Material -
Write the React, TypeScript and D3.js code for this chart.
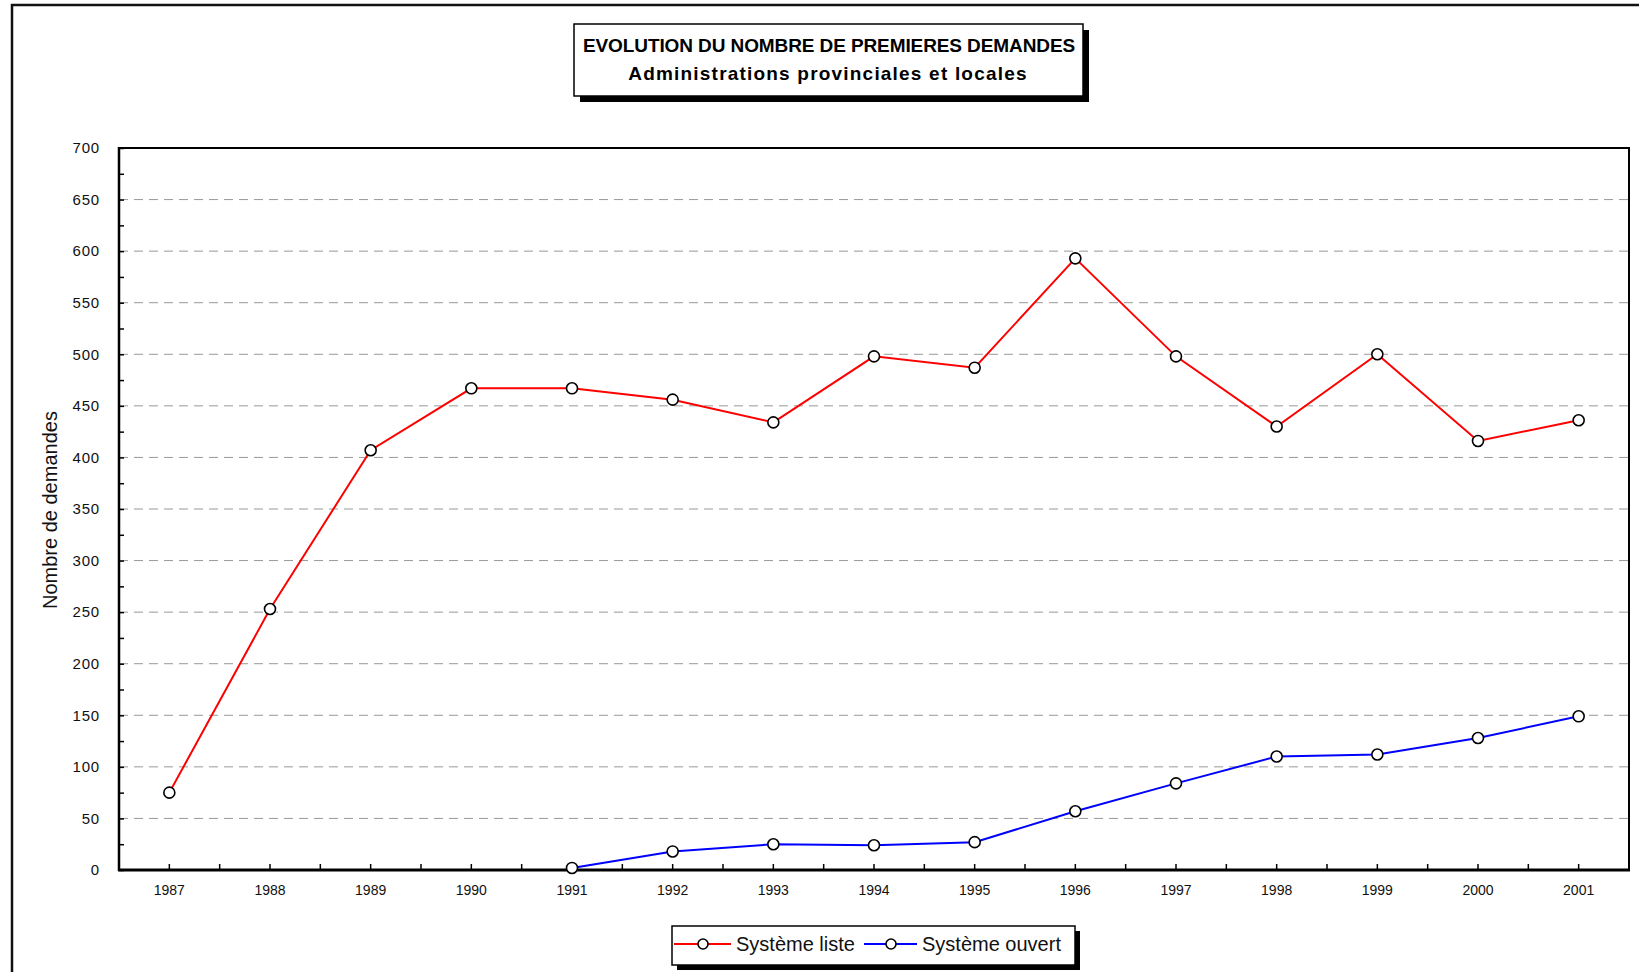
import * as React from "react";
import * as d3 from "d3";

const years = ["1987", "1988", "1989", "1990", "1991", "1992", "1993", "1994", "1995", "1996", "1997", "1998", "1999", "2000", "2001"];
const systemeListe: (number | null)[] = [75, 253, 407, 467, 467, 456, 434, 498, 487, 593, 498, 430, 500, 416, 436];
const systemeOuvert: (number | null)[] = [null, null, null, null, 2, 18, 25, 24, 27, 57, 84, 110, 112, 128, 149];
const yTicks = [0, 50, 100, 150, 200, 250, 300, 350, 400, 450, 500, 550, 600, 650, 700];
const titleLines = ["EVOLUTION DU NOMBRE DE PREMIERES DEMANDES", "Administrations provinciales et locales"];
const seriesNames = ["Système liste", "Système ouvert"];
const seriesColors = ["#ff0000", "#0000ff"];

const W = 1639;
const H = 972;
const FONT = '"Liberation Sans", Arial, sans-serif';

interface Pt {
  year: string;
  value: number | null;
}

const App: React.FunctionComponent = () => {
  const svgRef = React.useRef<SVGSVGElement>(null);

  React.useEffect(() => {
    document.body.style.margin = "0";
    const svgElement = svgRef.current;
    if (!svgElement) return;
    while (svgElement.firstChild) svgElement.removeChild(svgElement.firstChild);

    const svg = d3.select(svgElement);
    const plot = { left: 119, right: 1629, top: 148, bottom: 870 };

    const x = d3.scaleBand<string>().domain(years).range([plot.left, plot.right]).padding(0);
    const y = d3.scaleLinear().domain([0, 700]).range([plot.bottom, plot.top]);
    const cx = (d: string) => (x(d) ?? 0) + x.bandwidth() / 2;

    svg.append("rect").attr("width", W).attr("height", H).attr("fill", "#fff");

    // outer chart frame (runs off the right and bottom edges)
    svg.append("path")
      .attr("d", `M12,${H + 5} V5 H${W + 5}`)
      .attr("fill", "none")
      .attr("stroke", "#111")
      .attr("stroke-width", 2.5);

    // title box with shadow
    const tb = { x: 574, y: 24, w: 509, h: 72 };
    svg.append("rect").attr("x", tb.x + 6).attr("y", tb.y + 6).attr("width", tb.w).attr("height", tb.h).attr("fill", "#000");
    svg.append("rect").attr("x", tb.x).attr("y", tb.y).attr("width", tb.w).attr("height", tb.h)
      .attr("fill", "#fff").attr("stroke", "#000").attr("stroke-width", 1.5);
    svg.append("text")
      .attr("x", 829).attr("y", 52)
      .attr("text-anchor", "middle")
      .attr("font-family", FONT).attr("font-weight", "bold").attr("font-size", 19)
      .attr("letter-spacing", -0.1)
      .text(titleLines[0]);
    svg.append("text")
      .attr("x", 828).attr("y", 80)
      .attr("text-anchor", "middle")
      .attr("font-family", FONT).attr("font-weight", "bold").attr("font-size", 19)
      .attr("letter-spacing", 1.2)
      .text(titleLines[1]);

    // gridlines
    svg.append("g")
      .selectAll("line")
      .data(yTicks.filter((t) => t > 0 && t < 700))
      .enter()
      .append("line")
      .attr("x1", plot.left).attr("x2", plot.right)
      .attr("y1", (d) => y(d)).attr("y2", (d) => y(d))
      .attr("stroke", "#999").attr("stroke-width", 1)
      .attr("stroke-dasharray", "9,6");

    // plot border top / right
    svg.append("path")
      .attr("d", `M${plot.left},${plot.top} H${plot.right} V${plot.bottom}`)
      .attr("fill", "none").attr("stroke", "#000").attr("stroke-width", 2);

    // y axis: inward ticks every 25
    const yAxis = d3.axisRight(y)
      .tickValues(d3.range(0, 701, 25))
      .tickSize(5)
      .tickFormat(() => "");
    const gy = svg.append("g").attr("transform", `translate(${plot.left},0)`).call(yAxis);
    gy.select(".domain").remove();
    gy.selectAll(".tick line").attr("stroke", "#000").attr("stroke-width", 1.5);
    svg.append("line")
      .attr("x1", plot.left).attr("x2", plot.left)
      .attr("y1", plot.top - 1).attr("y2", plot.bottom + 1)
      .attr("stroke", "#000").attr("stroke-width", 2.5);

    svg.append("g")
      .selectAll("text")
      .data(yTicks)
      .enter()
      .append("text")
      .attr("x", 100)
      .attr("y", (d) => y(d))
      .attr("dy", "0.35em")
      .attr("text-anchor", "end")
      .attr("font-family", FONT).attr("font-size", 15)
      .attr("letter-spacing", 0.8)
      .attr("fill", "#111")
      .text((d) => d);

    // x axis: ticks at band edges and centers, pointing up
    const xTickPos: number[] = [];
    years.forEach((yr) => {
      xTickPos.push(x(yr) ?? 0);
      xTickPos.push(cx(yr));
    });
    xTickPos.push(plot.right);
    svg.append("g")
      .selectAll("line")
      .data(xTickPos)
      .enter()
      .append("line")
      .attr("x1", (d) => d).attr("x2", (d) => d)
      .attr("y1", plot.bottom).attr("y2", plot.bottom - 6)
      .attr("stroke", "#000").attr("stroke-width", 1.5);
    svg.append("line")
      .attr("x1", plot.left - 1).attr("x2", plot.right + 1)
      .attr("y1", plot.bottom).attr("y2", plot.bottom)
      .attr("stroke", "#000").attr("stroke-width", 3);

    svg.append("g")
      .selectAll("text")
      .data(years)
      .enter()
      .append("text")
      .attr("x", (d) => cx(d))
      .attr("y", 895)
      .attr("text-anchor", "middle")
      .attr("font-family", FONT).attr("font-size", 14)
      .attr("fill", "#111")
      .text((d) => d);

    // y axis title, clipped at the top like the original
    const defs = svg.append("defs");
    defs.append("clipPath").attr("id", "ytitle-clip")
      .append("rect").attr("x", 20).attr("y", 407).attr("width", 80).attr("height", 300);
    svg.append("g")
      .attr("clip-path", "url(#ytitle-clip)")
      .append("text")
      .attr("transform", "translate(57,609) rotate(-90)")
      .attr("font-family", FONT).attr("font-size", 20)
      .attr("fill", "#111")
      .text("Nombre de demandes");

    // series
    const line = d3.line<Pt>()
      .defined((d) => d.value !== null)
      .x((d) => cx(d.year))
      .y((d) => y(d.value as number));

    const series = [systemeListe, systemeOuvert].map((vals) =>
      years.map((yr, i) => ({ year: yr, value: vals[i] }))
    );

    series.forEach((pts, i) => {
      svg.append("path")
        .attr("d", line(pts))
        .attr("fill", "none")
        .attr("stroke", seriesColors[i])
        .attr("stroke-width", 2);
    });
    series.forEach((pts) => {
      svg.append("g")
        .selectAll("circle")
        .data(pts.filter((p) => p.value !== null))
        .enter()
        .append("circle")
        .attr("cx", (d) => cx(d.year))
        .attr("cy", (d) => y(d.value as number))
        .attr("r", 5.5)
        .attr("fill", "#fff")
        .attr("stroke", "#000")
        .attr("stroke-width", 1.6);
    });

    // legend
    const lb = { x: 672, y: 926, w: 403, h: 39 };
    svg.append("rect").attr("x", lb.x + 5).attr("y", lb.y + 5).attr("width", lb.w).attr("height", lb.h).attr("fill", "#000");
    svg.append("rect").attr("x", lb.x).attr("y", lb.y).attr("width", lb.w).attr("height", lb.h)
      .attr("fill", "#fff").attr("stroke", "#000").attr("stroke-width", 1.5);
    const legendItems = [
      { x1: 674, x2: 731, mx: 703, tx: 736 },
      { x1: 864, x2: 917, mx: 891, tx: 922 },
    ];
    const ly = 944;
    legendItems.forEach((it, i) => {
      svg.append("line")
        .attr("x1", it.x1).attr("x2", it.x2).attr("y1", ly).attr("y2", ly)
        .attr("stroke", seriesColors[i]).attr("stroke-width", 2);
      svg.append("circle")
        .attr("cx", it.mx).attr("cy", ly).attr("r", 5)
        .attr("fill", "#fff").attr("stroke", "#000").attr("stroke-width", 1.6);
      svg.append("text")
        .attr("x", it.tx).attr("y", ly + 7)
        .attr("font-family", FONT).attr("font-size", 20)
        .attr("fill", "#111")
        .text(seriesNames[i]);
    });

    return () => {
      while (svgElement.firstChild) svgElement.removeChild(svgElement.firstChild);
    };
  }, []);

  return <svg ref={svgRef} width={W} height={H} style={{ display: "block" }} />;
};

export default App;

Work instructions - Everything from the first line to the line with "import * as d3" must be repeated exactly, and nothing else. Leave the pictures out.

Completed task -
Write the React, TypeScript and D3.js code for this chart.
import * as React from "react";
import * as d3 from "d3";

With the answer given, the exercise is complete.